The austerity measures approved by the Athens government were too
little for the bourgeoisie, but too much for the workers. The Greek
workers, following their marvelous revolutionary traditions,
immediately reacted with mass street demonstrations. Feeling themselves
betrayed by the government they hoped would defend jobs and living
standards, the workers of Greece have taken to the streets. For months,
Athens and other cities have been rocked by mass protest
demonstrations. One bourgeois commentator in Britain described the
situation in the following terms: “Greek workers against European
bankers.” That puts it very well.
Marx wrote that France was the country where the class struggle was
always fought to the finish.
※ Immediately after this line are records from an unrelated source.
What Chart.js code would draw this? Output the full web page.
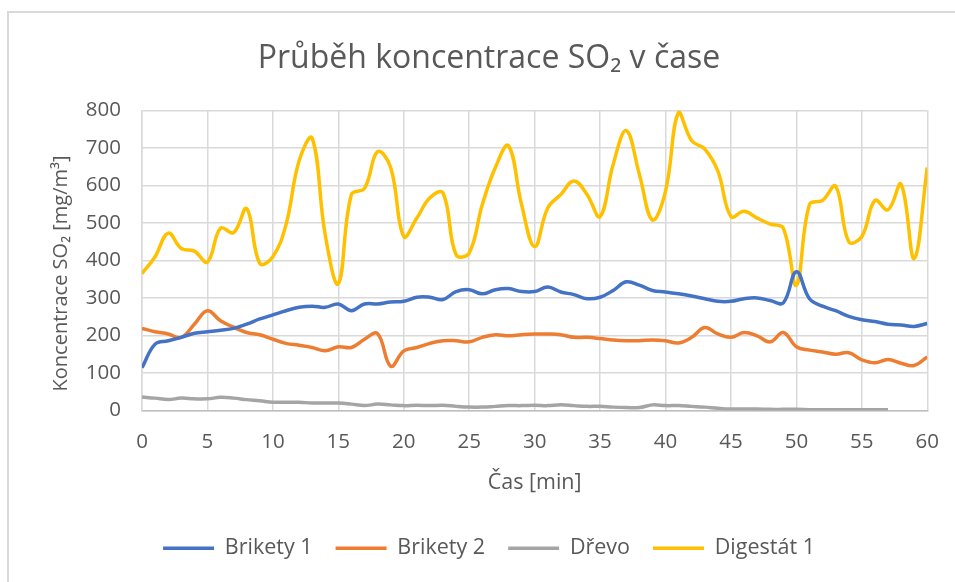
<!DOCTYPE html>
<html lang="cs">
<head>
<meta charset="utf-8">
<title>Průběh koncentrace SO2 v čase</title>
<script src="https://cdn.jsdelivr.net/npm/chart.js@4.4.1/dist/chart.umd.min.js"></script>
<style>
  html, body { margin: 0; padding: 0; background: #fff; }
  #obal { position: relative; width: 955px; height: 582px; }
</style>
</head>
<body>
<div id="obal"><canvas id="graf"></canvas></div>
<script>
// cas mereni [min]
const minuty = [0, 1, 2, 3, 4, 5, 6, 7, 8, 9, 10, 11, 12, 13, 14, 15, 16, 17, 18, 19, 20,
  21, 22, 23, 24, 25, 26, 27, 28, 29, 30, 31, 32, 33, 34, 35, 36, 37, 38, 39, 40,
  41, 42, 43, 44, 45, 46, 47, 48, 49, 50, 51, 52, 53, 54, 55, 56, 57, 58, 59, 60];

// koncentrace SO2 [mg/m3]
const brikety1 = [114, 177, 186, 195, 206, 210, 214, 219, 230, 244,
  255, 266, 275, 278, 275, 284, 266, 284, 284, 289,
  291, 302, 302, 296, 317, 322, 311, 322, 325, 317,
  317, 329, 316, 309, 298, 302, 320, 343, 334, 320,
  316, 311, 305, 298, 291, 291, 298, 300, 293, 287,
  370, 298, 278, 266, 251, 242, 237, 230, 228, 224, 232];
const brikety2 = [219, 210, 204, 195, 230, 266, 239, 222, 208, 202,
  190, 179, 174, 168, 159, 170, 168, 190, 205, 118,
  159, 168, 179, 186, 186, 183, 195, 202, 199, 202,
  204, 204, 202, 195, 195, 192, 188, 186, 186, 188,
  186, 180, 195, 221, 204, 195, 208, 199, 183, 208,
  170, 161, 156, 150, 154, 135, 127, 136, 126, 120, 143];
const drevo = [36, 33, 29, 33, 31, 31, 35, 33, 29, 26,
  22, 22, 22, 20, 20, 20, 17, 13, 17, 15,
  13, 14, 13, 14, 11, 9, 9, 11, 13, 13,
  14, 13, 15, 13, 11, 11, 9, 8, 8, 15,
  13, 13, 11, 9, 6, 4, 4, 4, 3, 3,
  3, 2, 2, 2, 2, 2, 2, 2, null, null, null];
const digestat1 = [365, 410, 473, 432, 425, 396, 486, 474, 538, 392,
  410, 495, 665, 726, 468, 338, 576, 592, 690, 648,
  464, 513, 567, 580, 415, 420, 549, 648, 706, 549,
  437, 540, 576, 612, 576, 517, 656, 746, 630, 508,
  585, 795, 719, 697, 638, 517, 531, 513, 497, 486,
  334, 549, 560, 598, 450, 464, 560, 535, 603, 405, 648];

const casTicks = [0, 5, 10, 15, 20, 25, 30, 35, 40, 45, 50, 55, 60];
const koncTicks = [0, 100, 200, 300, 400, 500, 600, 700, 800];

const serie = [
  { nazev: 'Brikety 1', data: brikety1, barva: '#4472C4' },
  { nazev: 'Brikety 2', data: brikety2, barva: '#ED7D31' },
  { nazev: 'Dřevo', data: drevo, barva: '#A5A5A5' },
  { nazev: 'Digestát 1', data: digestat1, barva: '#FFC000' }
];

const textColor = '#595959';
const gridColor = '#d9d9d9';
const font = '"Open Sans"';

Chart.defaults.font.family = font;
Chart.defaults.color = textColor;

// ramecek grafu (jako v Excelu)
const ramecek = {
  id: 'ramecek',
  beforeDraw: (chart) => {
    const ctx = chart.ctx;
    ctx.save();
    ctx.fillStyle = '#fff';
    ctx.fillRect(0, 0, chart.width, chart.height);
    ctx.strokeStyle = gridColor;
    ctx.lineWidth = 2;
    ctx.beginPath();
    ctx.moveTo(8, chart.height);
    ctx.lineTo(8, 12);
    ctx.lineTo(chart.width, 12);
    ctx.stroke();
    ctx.restore();
  }
};

const data = {
  datasets: serie.map(s => ({
    label: s.nazev,
    data: minuty.map((m, i) => ({ x: m, y: s.data[i] })),
    borderColor: s.barva,
    backgroundColor: s.barva,
    borderWidth: 3.5,
    pointRadius: 0,
    tension: 0.4,
    spanGaps: false
  }))
};

const config = {
  type: 'line',
  data,
  plugins: [ramecek],
  options: {
    responsive: true,
    maintainAspectRatio: false,
    devicePixelRatio: 1,
    animation: false,
    layout: { padding: { left: 23, right: 0, top: 0, bottom: 13 } },
    plugins: {
      title: {
        display: true,
        text: 'Průběh koncentrace SO₂ v čase',
        color: textColor,
        font: { family: font, size: 32, weight: '400' },
        padding: { top: 40, bottom: 32 }
      },
      legend: {
        position: 'bottom',
        labels: {
          color: textColor,
          font: { family: font, size: 21.5 },
          boxWidth: 51,
          boxHeight: 0,
          padding: 23
        }
      },
      tooltip: { enabled: false }
    },
    scales: {
      x: {
        type: 'linear',
        min: 0,
        max: 60,
        afterBuildTicks: (scale) => { scale.ticks = casTicks.map(v => ({ value: v })); },
        afterFit: (scale) => { scale.height = 104; },
        // kratke neviditelne carky jen kvuli odsazeni popisku
        grid: { color: gridColor, lineWidth: 1.5, drawTicks: true, tickLength: 3, tickColor: 'rgba(0,0,0,0)' },
        border: { color: '#bfbfbf', width: 1.5 },
        ticks: { font: { size: 20.5 }, padding: 16, maxRotation: 0 },
        title: {
          display: true,
          text: 'Čas [min]',
          font: { size: 21.5 },
          padding: { top: 0, bottom: 19 }
        }
      },
      y: {
        min: 0,
        max: 800,
        afterBuildTicks: (scale) => { scale.ticks = koncTicks.map(v => ({ value: v })); },
        afterFit: (scale) => { scale.width = 119; },
        grid: { color: gridColor, lineWidth: 1.5, drawTicks: false },
        border: { color: gridColor, width: 1.5 },
        ticks: { font: { size: 20.5 }, padding: 21 },
        title: {
          display: true,
          // mezery na konci posouvaji popisek o kousek niz, jako v predloze
          text: 'Koncentrace SO₂ [mg/m³]\u00a0\u00a0\u00a0\u00a0\u00a0',
          font: { size: 20 },
          padding: { top: 26, bottom: 0 }
        }
      }
    }
  }
};

const graf = new Chart(document.getElementById('graf'), config);
</script>
</body>
</html>
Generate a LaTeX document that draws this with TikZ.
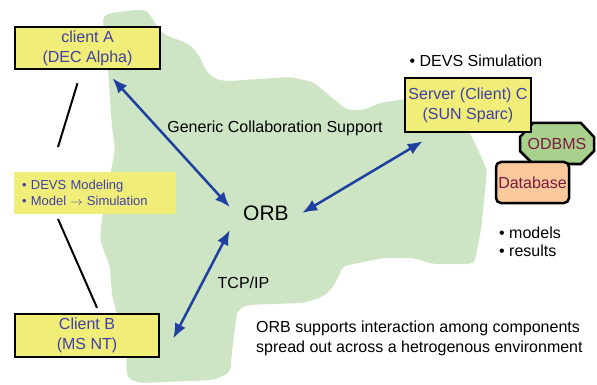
\documentclass[tikz,border=0pt]{standalone}
\usepackage{fontspec}
\setmainfont{Liberation Sans}
\usetikzlibrary{arrows.meta}
\definecolor{blobgreen}{RGB}{205,229,197}
\definecolor{boxyellow}{RGB}{240,238,120}
\definecolor{textblue}{RGB}{64,64,165}
\definecolor{arrowblue}{RGB}{32,64,160}
\definecolor{odbgreen}{RGB}{168,209,141}
\definecolor{dbpeach}{RGB}{249,200,155}
\definecolor{dbtext}{RGB}{122,27,63}
\begin{document}
\begin{tikzpicture}[x=1pt,y=-1pt,
    station/.style={draw, line width=2.5pt, fill=boxyellow, text=textblue, align=center,
      font=\fontsize{16}{20}\selectfont, inner sep=0pt},
    link/.style={arrowblue, line width=2.5pt, {Latex[length=15pt,width=12pt]}-{Latex[length=15pt,width=12pt]}},
    tie/.style={line width=2pt},
    plain/.style={font=\fontsize{16}{20}\selectfont, inner sep=0pt}]
  \useasboundingbox (0,0) rectangle (597,385);
  % network cloud
  \fill[blobgreen, rounded corners=5pt] (103,15) -- (117,12) -- (137,10) -- (147,10) -- (153,20)
    -- (162,33) -- (170,37) -- (187,43) -- (197,52) -- (207,72) -- (217,80) -- (230,81)
    -- (290,77) -- (313,82) -- (347,110) -- (363,110) -- (380,103) -- (405,99) -- (440,105)
    -- (465,125) -- (472,137) -- (478,150) -- (487,170) -- (484,200) -- (481,230) -- (475,260)
    -- (472,264) -- (433,264) -- (413,258) -- (383,258) -- (363,262) -- (343,266) -- (337,280)
    -- (330,291) -- (320,298) -- (303,303) -- (247,305) -- (237,311) -- (233,343) -- (230,373)
    -- (213,380) -- (140,383) -- (127,378) -- (126,340) -- (118,318) -- (112,295) -- (110,267)
    -- (100,240) -- (102,218) -- (115,150) -- (112,127) -- (108,70) -- (104,40) -- cycle;
  % machines
  \node[station, minimum width=145pt, minimum height=42pt] (A) at (87.5,48) {client A\\(DEC Alpha)};
  \node[station, minimum width=144pt, minimum height=43pt] (B) at (87,335.5) {Client B\\(MS NT)};
  \draw[line width=2.5pt, fill=odbgreen] (533,123) -- (581,123) -- (594,137) -- (594,151)
    -- (581,164) -- (533,164) -- (520,151) -- (520,137) -- cycle;
  \node[text=dbtext, inner sep=0pt, font=\fontsize{16}{20}\selectfont] (odb) at (557,143.5) {ODBMS};
  \node[station, minimum width=126pt, minimum height=54pt] (C) at (468,105) {Server (Client) C\\(SUN Sparc)};
  \node[draw, line width=2.5pt, fill=dbpeach, text=dbtext, rounded corners=5pt,
    minimum width=73pt, minimum height=41pt, inner sep=0pt,
    font=\fontsize{16}{20}\selectfont] (db) at (532.5,182.5) {Database};
  \node[fill=boxyellow, text=textblue, align=left, text width=146pt, inner sep=8pt,
    minimum height=40pt, font=\fontsize{13}{16}\selectfont] (lbl) at (95,193)
    {• DEVS Modeling\\• Model $\to$ Simulation};
  \node[font=\fontsize{21}{24}\selectfont, minimum width=72pt, minimum height=40pt, inner sep=0pt] (orb) at (266,213) {ORB};
  % texts
  \node[plain] (gen) at (275,128) {Generic Collaboration Support};
  \node[plain] (tcp) at (243.5,283) {TCP/IP};
  \node[plain] (sim) at (476,61) {• DEVS Simulation};
  \node[plain, anchor=west, align=left, font=\fontsize{16}{18}\selectfont] (res) at (499,242) {• models\\• results};
  \node[plain, anchor=west, align=left] (note) at (256,338)
    {ORB supports interaction among components\\spread out across a hetrogenous environment};
  % connectors
  \draw[link] ([xshift=25pt,yshift=-8pt]A.south) -- ([yshift=6pt]orb.west);
  \draw[link] (orb.east) -- ([xshift=19pt,yshift=-8pt]C.south west);
  \draw[link] ([yshift=-17pt]orb.west) -- ([xshift=13pt,yshift=-3pt]B.east);
  \draw[tie] ([xshift=-10pt,yshift=-13pt]A.south) -- ([xshift=-37pt,yshift=25pt]lbl.north);
  \draw[tie] ([xshift=-37pt,yshift=-5pt]lbl.south) -- ([xshift=10pt,yshift=5pt]B.north);
\end{tikzpicture}
\end{document}
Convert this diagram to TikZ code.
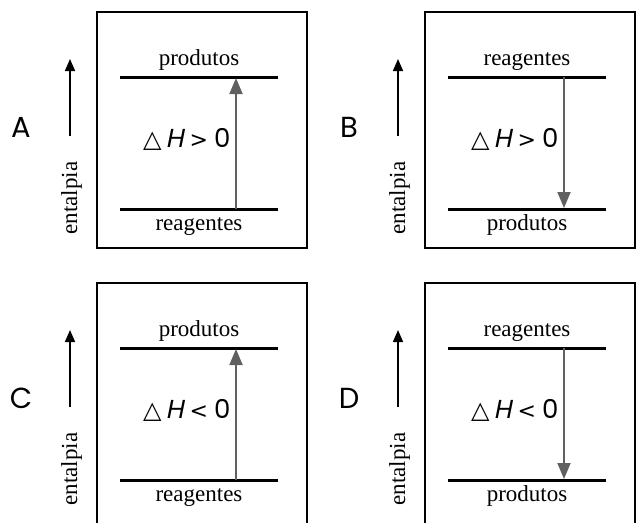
\documentclass[tikz,border=0pt]{standalone}
\usepackage{fontspec}
\setmainfont{Liberation Serif}
\newfontfamily\lettfont{Poppins}
\newfontfamily\slfont[FakeSlant=0.2]{Poppins}
\newfontfamily\symfont{DejaVu Sans}
\usetikzlibrary{arrows.meta}
\definecolor{arrowgray}{HTML}{606060}
\tikzset{
  frame/.style={line width=1.8pt},
  level/.style={line width=3pt},
  dharrow/.style={draw=arrowgray, line width=1.8pt, -{Triangle[length=16pt,width=13pt]}},
  enarrow/.style={draw=black, line width=1.6pt, -{Triangle[length=12pt,width=10pt]}},
  lbl/.style={inner sep=0pt, anchor=base, font=\fontsize{23}{27}\selectfont},
  lett/.style={inner sep=0pt, anchor=base, font=\lettfont\fontsize{29}{33}\selectfont},
  dhs/.style={inner sep=0pt, anchor=base west, font=\lettfont\fontsize{26}{30}\selectfont},
}
% #1 name, #2 dx, #3 dy, #4 letter, #5 top text, #6 bottom text, #7 relation, #8 arrow start y, #9 arrow end y
\newcommand\enpanel[9]{%
  \begin{scope}[shift={(#2,#3)}]
    \node[lett] (#1L) at (21,137) {#4};
    \coordinate (#1e0) at (70,136);
    \coordinate (#1e1) at (70,59);
    \draw[enarrow] (#1e0) -- (#1e1);
    \node[lbl, rotate=90] (#1en) at (77,198) {entalpia};
    \coordinate (#1bl) at (97,248);
    \coordinate (#1br) at (307.3,248);
    \draw[frame] (#1bl) -- (97,12) -- (307.3,12) -- (#1br);
    \coordinate (#1u1) at (120,77);
    \coordinate (#1u2) at (278,77);
    \coordinate (#1d1) at (120,209);
    \coordinate (#1d2) at (278,209);
    \draw[level] (#1u1) -- (#1u2);
    \draw[level] (#1d1) -- (#1d2);
    \node[lbl] (#1top) at (199,65) {#5};
    \node[lbl] (#1bot) at (199,230) {#6};
    \coordinate (#1a0) at (236,#8);
    \coordinate (#1a1) at (236,#9);
    \draw[dharrow] (#1a0) -- (#1a1);
    \node[dhs] (#1dh) at (143,147) {{\symfont\fontsize{24}{28}\selectfont △}\hspace{4pt}{\slfont H}\hspace{6pt}{\symfont\fontsize{22}{26}\selectfont #7}\hspace{6pt}0};
  \end{scope}}
\begin{document}
\begin{tikzpicture}[x=1pt,y=-1pt]
  \useasboundingbox (0,0) rectangle (636,522);
  \clip (0,0) rectangle (636,522);
  \fill[white] (0,0) rectangle (636,522);
  \enpanel{A}{0}{0}{A}{produtos}{reagentes}{>}{209}{78}
  \enpanel{B}{328}{0}{B}{reagentes}{produtos}{>}{77}{208}
  \enpanel{C}{0}{271}{C}{produtos}{reagentes}{<}{209}{78}
  \enpanel{D}{328}{271}{D}{reagentes}{produtos}{<}{77}{208}
  % bottom edges of the upper boxes; the lower boxes run off the page
  \draw[frame] ([xshift=-0.9pt]Abl) -- ([xshift=0.9pt]Abr);
  \draw[frame] ([xshift=-0.9pt]Bbl) -- ([xshift=0.9pt]Bbr);
  \draw[frame] (Cbl) -- ++(0,10);
  \draw[frame] (Cbr) -- ++(0,10);
  \draw[frame] (Dbl) -- ++(0,10);
  \draw[frame] (Dbr) -- ++(0,10);
\end{tikzpicture}
\end{document}
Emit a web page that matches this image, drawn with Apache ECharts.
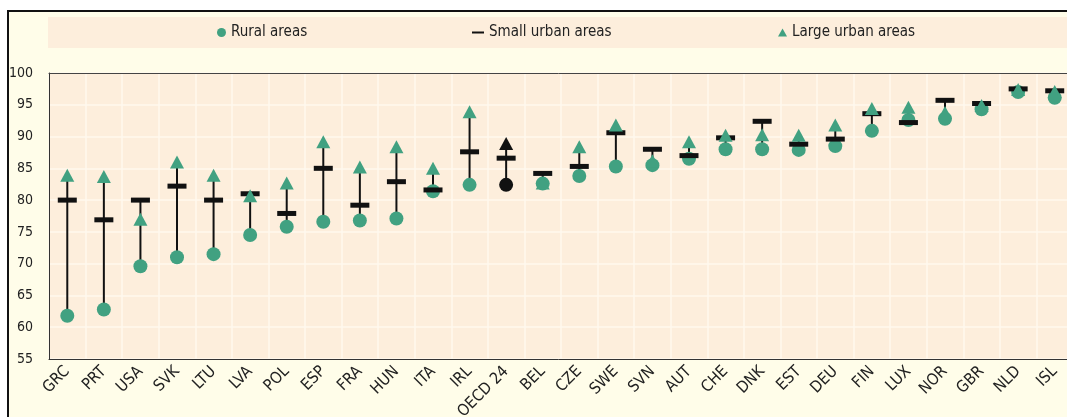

The same can be said of Greece. The
memories of the Civil War and the bitter divisions between Left and
Right, and later of the Junta and the Polytechnic uprising of 1974 are
burned on the consciousness of the masses. The divisions between the
classes constitute a fault line running through Greek society that can
explode at any time.
The question can be put very simply: the bourgeoisie cannot afford
to maintain the concessions that were forced from them in the past. But
the working class cannot tolerate any further attacks on their living
standards and conditions. The workers of Europe will not stand with
their arms folded while the conquests of the last fifty years are
systematically destroyed. The developments in Greece therefore show
what will happen in every country in Europe as the crisis unfolds.